So viele Texte, die in der frühen Phase der Corona-Pandemie geschrieben wurden, sind schlecht gealtert – und die allermeisten wahrscheinlich zurecht längst vergessen. Prognosen sind unerfüllt geblieben, Hoffnungen sowieso, und viele Analysen haben sich als kurzlebige Momentaufnahmen entpuppt. Der Befund gilt nicht für jenes Interview, das David Mayer Anfang 2021 mit der Medizinhistorikerin Dora Vargha für das TAGEBUCH (siehe Ausgabe 3|2021) geführt hat und das mir dieser Tage durch Zufall wieder in die Hände gefallen ist – »damals« ganz vor dem Eindruck der beginnenden Impfkampagnen und der damit verbundenen Frage nach Verteilungsgerechtigkeit.

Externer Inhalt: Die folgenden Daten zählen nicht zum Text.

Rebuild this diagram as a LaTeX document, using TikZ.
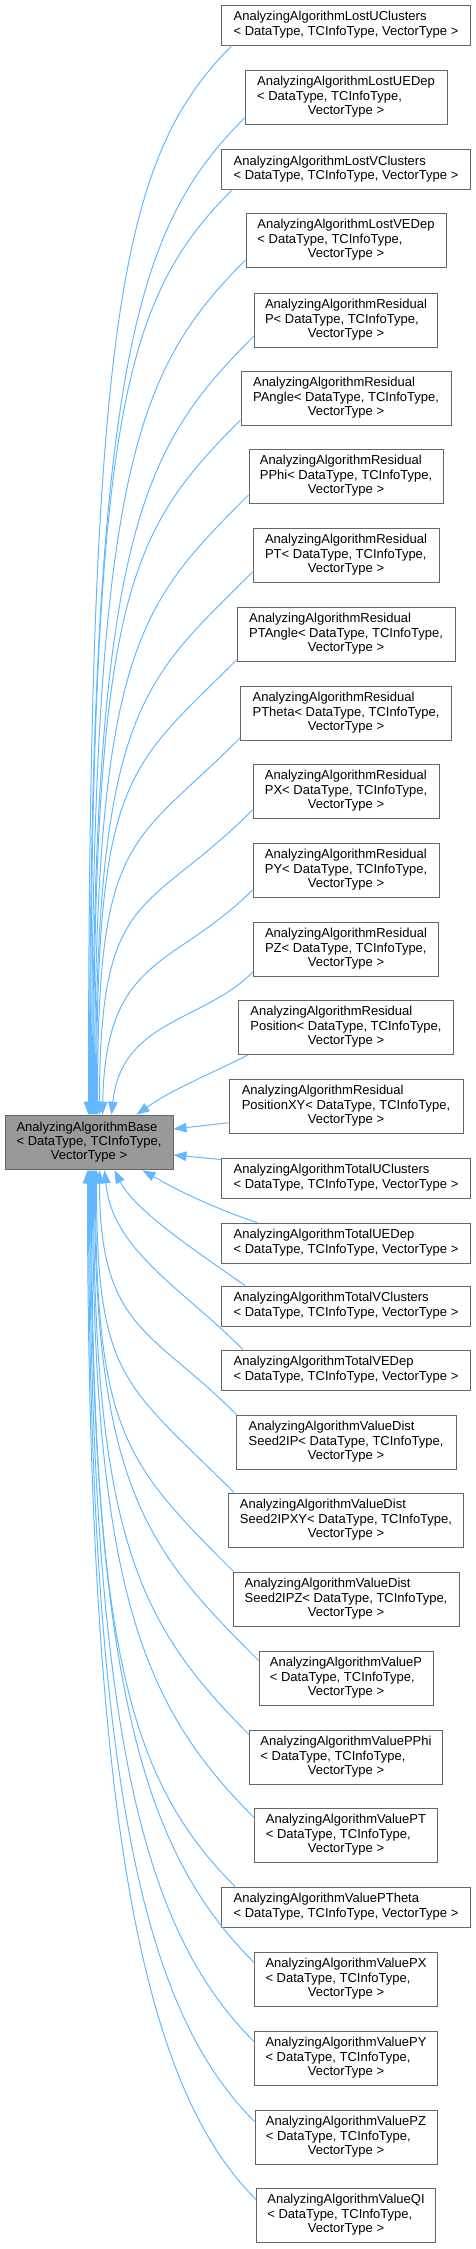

Erstens ist das Gespräch, auch, aber nicht nur wegen seiner historischen Dimension, immer noch lesenswert – und zweitens ist es sogar vielleicht gerade jetzt aktuell. In Wien wurden am 1. Juli 2023 sämtliche Maßnahmen gestrichen, Corona-Fälle sind nicht mehr meldepflichtig, wer erkrankt ist, braucht sich nicht mehr in Quarantäne zu begeben, die Gratistests sind passé.
Dora Vargha stellte vor zweieinhalb Jahren die Frage: »Wer hat das Recht, das Ende einer Pandemie auszurufen, und wer wird dabei übergangen? Was passiert nach dem offiziellen Ende der jetzigen Covid-19-Pandemie beispielsweise mit jenen, die am sogenannten Post-Covid-Syndrom, auch als Long Covid bekannt, leiden, über das noch wenig bekannt ist?« In meinem Umfeld sprechen viele in der Vergangenheitsform von Corona. Und einigen wenigen kommt die Zeit seit den ersten bestätigten Fällen vor wie ein einziger langer, apokalpytischer März.
Dass Long Covid in der Tat zahlreiche Menschen betrifft und viele auf lange Zeit erkranken, erwerbsunfähig werden oder sogar an den Folgen sterben, ist mittlerweile bekannt. Dennoch gibt es in der Forschung wie auch in der Versorgung der Betroffenen dermaßen eklatante Lücken, dass einem schwindlig wird. Betroffenenorganisationen wie Long Covid Austria berichten immer wieder davon, wie häufig etwa Fehldiagnosen vorkommen und wie zäh sich die Suche nach medizinischer Hilfe gestaltet. Hinzu kommen verlorene Jobs und drohende Armut, abgebrochene Studien, soziale Isolation, enorme psychische Belastungen. Währenddessen verschwinden manche einfach aus dem Leben. #MillionsMissing ist ein Hashtag, den mit der Multisystemerkrankung ME/CFS Diagnostizierte und ihre Angehörigen verwenden.
Diese tritt nicht nur in Zusammenhang mit Covid auf, aber die Deutsche Gesellschaft für ME/CFS schreibt: »Mehrere Studien deuten darauf hin, dass nach einem halben Jahr Erkrankungsdauer circa die Hälfte der Long-Covid-Betroffenen die Diagnosekriterien für ME/CFS erfüllt.«
Nach weit über drei Jahren Pandemie gilt es, Solidarität mit den Langzeitbetroffenen zu zeigen. Niemanden zu vergessen. Und die Forderung nach mehr Forschung sowie besserer medizinischer und psychosozialer Versorgung als das zu begreifen, was es ist: ein politisches Anliegen.